» PROBLEM DESCRIPTION
Extract from the listing each line in which the word "page" appears.

» DATA SEGMENT
"""

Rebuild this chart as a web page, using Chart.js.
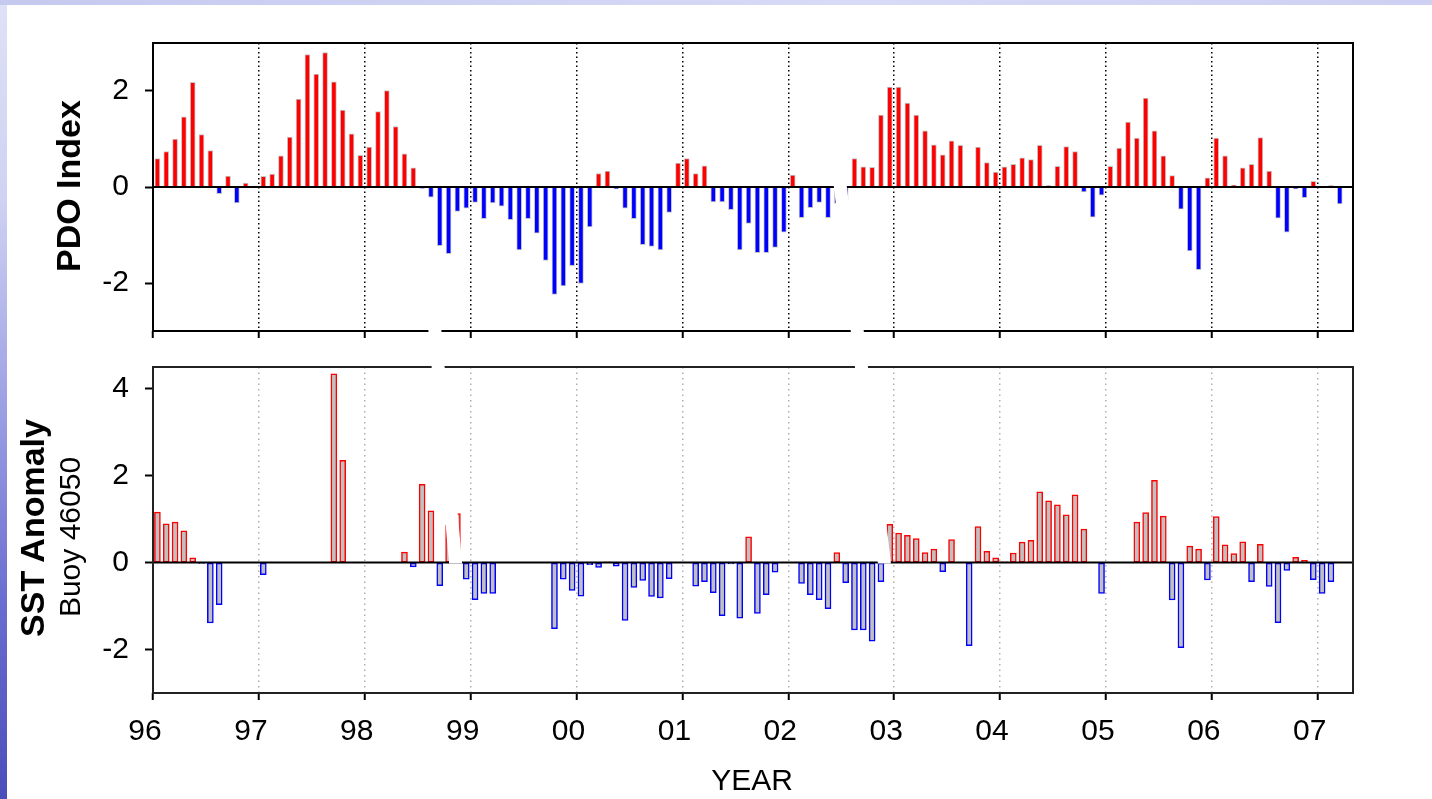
<!DOCTYPE html>
<html>
<head>
<meta charset="utf-8">
<title>PDO Index and SST Anomaly, Buoy 46050</title>
<script src="https://cdn.jsdelivr.net/npm/chart.js@4.4.1/dist/chart.umd.min.js"></script>
<style>
  html, body { margin: 0; padding: 0; background: #fff; }
  #page { position: relative; width: 1432px; height: 799px; overflow: hidden; background: #fff;
          font-family: "Liberation Sans", Arial, sans-serif; color: #000; }
  .edge-left { position: absolute; left: 0; top: 0; width: 7px; height: 799px;
               background: linear-gradient(to bottom, #dfe1f6 0%, #cfd2f2 25%, #9ea2e4 50%, #6a6ed0 75%, #4a4eba 100%); }
  .edge-top { position: absolute; left: 0; top: 0; width: 1432px; height: 5px;
              background: linear-gradient(to right, #c5c9ef, #d8dbf6 60%, #cdd0f2); }
  canvas { position: absolute; left: 0; }
  .ytitle { position: absolute; white-space: nowrap; line-height: 1;
            transform: translate(-50%, -50%) rotate(-90deg); }
  .xtitle { position: absolute; white-space: nowrap; line-height: 1; transform: translate(-50%, -50%); }
</style>
</head>
<body>
<div id="page">
  <div class="edge-left"></div>
  <div class="edge-top"></div>
  <canvas id="pdoChart" width="1432" height="345" style="top:0"></canvas>
  <canvas id="sstChart" width="1432" height="454" style="top:345px"></canvas>
  <canvas id="breaks" width="1432" height="799" style="top:0"></canvas>
  <div class="ytitle" style="left:68px; top:186px; font-size:34px; font-weight:bold;">PDO Index</div>
  <div class="ytitle" style="left:32px; top:528px; font-size:34px; font-weight:bold;">SST Anomaly</div>
  <div class="ytitle" style="left:70px; top:537px; font-size:30px;">Buoy 46050</div>
  <div class="xtitle" style="left:752px; top:780px; font-size:30px;">YEAR</div>
</div>
<script>
  // monthly values, Jan 1996 onwards (month index 0 = Jan 96)
  var pdoValues = [
    0.59, 0.74, 1.00, 1.46, 2.18, 1.09, 0.76, -0.14, 0.23, -0.33, 0.08, -0.02,
    0.22, 0.27, 0.65, 1.04, 1.83, 2.76, 2.35, 2.80, 2.19, 1.60, 1.11, 0.66,
    0.83, 1.57, 2.01, 1.26, 0.69, 0.40, -0.03, -0.21, -1.22, -1.39, -0.51, -0.44,
    -0.32, -0.66, -0.33, -0.40, -0.68, -1.31, -0.66, -0.96, -1.53, -2.24, -2.06, -1.64,
    -2.01, -0.83, 0.28, 0.33, -0.04, -0.44, -0.66, -1.20, -1.24, -1.31, -0.53, 0.50,
    0.59, 0.28, 0.44, -0.31, -0.31, -0.47, -1.31, -0.76, -1.37, -1.37, -1.26, -0.94,
    0.25, -0.64, -0.43, -0.32, -0.64, -0.34, -0.30, 0.59, 0.42, 0.41, 1.50, 2.08,
    2.08, 1.75, 1.50, 1.17, 0.88, 0.67, 0.96, 0.87, 0.00, 0.83, 0.51, 0.31,
    0.42, 0.47, 0.61, 0.57, 0.87, 0.03, 0.43, 0.84, 0.74, -0.10, -0.63, -0.17,
    0.43, 0.81, 1.35, 1.02, 1.85, 1.17, 0.65, 0.24, -0.46, -1.33, -1.72, 0.19,
    1.02, 0.65, 0.04, 0.40, 0.47, 1.03, 0.33, -0.65, -0.94, -0.04, -0.22, 0.12,
    0.00, 0.03, -0.35
  ];

  var sstValues = [
    1.16, 0.89, 0.93, 0.73, 0.11, -0.02, -1.39, -0.97, null, null, null, null,
    -0.28, null, null, null, null, null, null, null, 4.34, 2.35, null, null,
    null, null, null, null, 0.24, -0.10, 1.80, 1.19, -0.53, 0.87, 1.13, -0.38,
    -0.85, -0.71, -0.71, null, null, null, null, null, null, -1.52, -0.38, -0.64,
    -0.77, -0.05, -0.11, 0.02, -0.08, -1.33, -0.57, -0.41, -0.78, -0.81, -0.37, null,
    null, -0.54, -0.44, -0.69, -1.22, -0.03, -1.28, 0.59, -1.17, -0.74, -0.22, null,
    null, -0.48, -0.74, -0.85, -1.06, 0.23, -0.46, -1.55, -1.55, -1.81, -0.44, 0.88,
    0.68, 0.63, 0.55, 0.23, 0.31, -0.21, 0.53, 0.01, -1.91, 0.83, 0.26, 0.11,
    0.02, 0.22, 0.47, 0.51, 1.63, 1.42, 1.33, 1.10, 1.56, 0.77, 0.01, -0.71,
    null, null, null, 0.93, 1.15, 1.89, 1.07, -0.86, -1.96, 0.38, 0.31, -0.40,
    1.06, 0.41, 0.21, 0.48, -0.44, 0.42, -0.55, -1.38, -0.18, 0.12, 0.05, -0.39,
    -0.71, -0.44
  ];

  var yearTicks = [0, 12, 24, 36, 48, 60, 72, 84, 96, 108, 120, 132];
  var yearLabels = ["96", "97", "98", "99", "00", "01", "02", "03", "04", "05", "06", "07"];
  var pdoTicks = [-2, 0, 2];
  var sstTicks = [-2, 0, 2, 4];

  // white slanted "axis break" marks:
  // [month at top zero line, month at bottom zero line, top-panel value where the mark starts]
  var axisBreaks = [[30.5, 34.3, -0.3], [77.9, 82.9, 0.05]];

  var FONT = "'Liberation Sans', Arial, sans-serif";

  function toPoints(values) {
    return values.map(function (v, i) { return { x: i + 0.5, y: v }; });
  }

  // keep the plot box where the layout padding puts it
  function noLabelPadding(scale) {
    scale.paddingTop = 0;
    scale.paddingBottom = 0;
    scale.paddingLeft = 0;
    scale.paddingRight = 0;
  }

  var panelFrame = {
    id: "panelFrame",
    afterDatasetsDraw: function (chart, args, opts) {
      var ctx = chart.ctx, a = chart.chartArea;
      var y0 = chart.scales.y.getPixelForValue(0);
      ctx.save();
      ctx.strokeStyle = "#000";
      ctx.lineWidth = 2;
      ctx.beginPath();
      ctx.moveTo(a.left, y0);
      ctx.lineTo(a.right, y0);
      ctx.stroke();
      ctx.strokeStyle = opts.color || "#000";
      ctx.strokeRect(a.left, a.top, a.right - a.left, a.bottom - a.top);
      ctx.restore();
    }
  };

  function xScale(showLabels, gridColor, dash) {
    return {
      type: "linear",
      min: 0,
      max: 136,
      offset: false,
      afterBuildTicks: function (scale) {
        scale.ticks = yearTicks.map(function (v) { return { value: v }; });
      },
      afterFit: function (scale) {
        scale.height = showLabels ? 106 : 14;
        noLabelPadding(scale);
      },
      ticks: {
        display: showLabels,
        autoSkip: false,
        maxRotation: 0,
        padding: 14,
        labelOffset: -8,
        color: "#000",
        font: { family: FONT, size: 30 },
        callback: function (value, index) { return yearLabels[index]; }
      },
      grid: {
        offset: false,
        drawOnChartArea: true,
        color: function (c) { return c.index === 0 ? "rgba(0,0,0,0)" : gridColor; },
        lineWidth: 1.5,
        drawTicks: true,
        tickLength: 7,
        tickColor: "#000",
        tickWidth: 2,
        tickBorderDash: []
      },
      border: { display: false, dash: dash }
    };
  }

  function yScale(min, max, tickValues) {
    return {
      min: min,
      max: max,
      afterBuildTicks: function (scale) {
        scale.ticks = tickValues.map(function (v) { return { value: v }; });
      },
      afterFit: function (scale) {
        scale.width = 153;
        noLabelPadding(scale);
      },
      ticks: {
        padding: 16,
        color: "#000",
        font: { family: FONT, size: 30 },
        callback: function (value) { return String(value); }
      },
      grid: {
        drawOnChartArea: false,
        drawTicks: true,
        tickLength: 8,
        tickColor: "#000",
        tickWidth: 2
      },
      border: { display: false }
    };
  }

  var pdoChart = new Chart(document.getElementById("pdoChart"), {
    type: "bar",
    data: {
      datasets: [{
        data: toPoints(pdoValues),
        barThickness: 5,
        backgroundColor: function (c) { return c.raw && c.raw.y < 0 ? "#0000ff" : "#ff0000"; },
        borderColor: "#c6c6c6",
        borderWidth: 1
      }]
    },
    options: {
      responsive: false,
      animation: false,
      events: [],
      layout: { padding: { top: 43, right: 79, left: 0, bottom: 0 } },
      plugins: { legend: { display: false }, tooltip: { enabled: false }, panelFrame: { color: "#000" } },
      scales: {
        x: xScale(false, "#000", [1.5, 3]),
        y: yScale(-3, 3, pdoTicks)
      }
    },
    plugins: [panelFrame]
  });

  var sstChart = new Chart(document.getElementById("sstChart"), {
    type: "bar",
    data: {
      datasets: [{
        data: toPoints(sstValues),
        barThickness: 6,
        backgroundColor: "#c0c0c0",
        borderColor: function (c) { return c.raw && c.raw.y < 0 ? "#0000ff" : "#ff0000"; },
        borderWidth: 1.5,
        borderSkipped: false
      }]
    },
    options: {
      responsive: false,
      animation: false,
      events: [],
      layout: { padding: { top: 22, right: 79, left: 0, bottom: 0 } },
      plugins: { legend: { display: false }, tooltip: { enabled: false }, panelFrame: { color: "#222" } },
      scales: {
        x: xScale(true, "#b0b0b0", [1.5, 4]),
        y: yScale(-3, 4.5, sstTicks)
      }
    },
    plugins: [panelFrame]
  });

  // break marks drawn over both panels
  (function drawBreaks() {
    var ctx = document.getElementById("breaks").getContext("2d");
    var topOffset = 0, botOffset = 345, hw = 6.5;
    ctx.fillStyle = "#fff";
    axisBreaks.forEach(function (b) {
      var x1 = pdoChart.scales.x.getPixelForValue(b[0]);
      var y1 = pdoChart.scales.y.getPixelForValue(0) + topOffset;
      var x2 = sstChart.scales.x.getPixelForValue(b[1]);
      var y2 = sstChart.scales.y.getPixelForValue(0) + botOffset + 1;
      // start point moved along the same slanted line
      var ys = pdoChart.scales.y.getPixelForValue(b[2]) + topOffset;
      var xs = x1 + (x2 - x1) * (ys - y1) / (y2 - y1);
      ctx.beginPath();
      ctx.moveTo(xs - hw, ys);
      ctx.lineTo(xs + hw, ys);
      ctx.lineTo(x2 + hw, y2);
      ctx.lineTo(x2 - hw, y2);
      ctx.closePath();
      ctx.fill();
    });
  })();
</script>
</body>
</html>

"""

» FINAL RESULT
Rebuild this chart as a web page, using Chart.js.
  #page { position: relative; width: 1432px; height: 799px; overflow: hidden; background: #fff;
<div id="page">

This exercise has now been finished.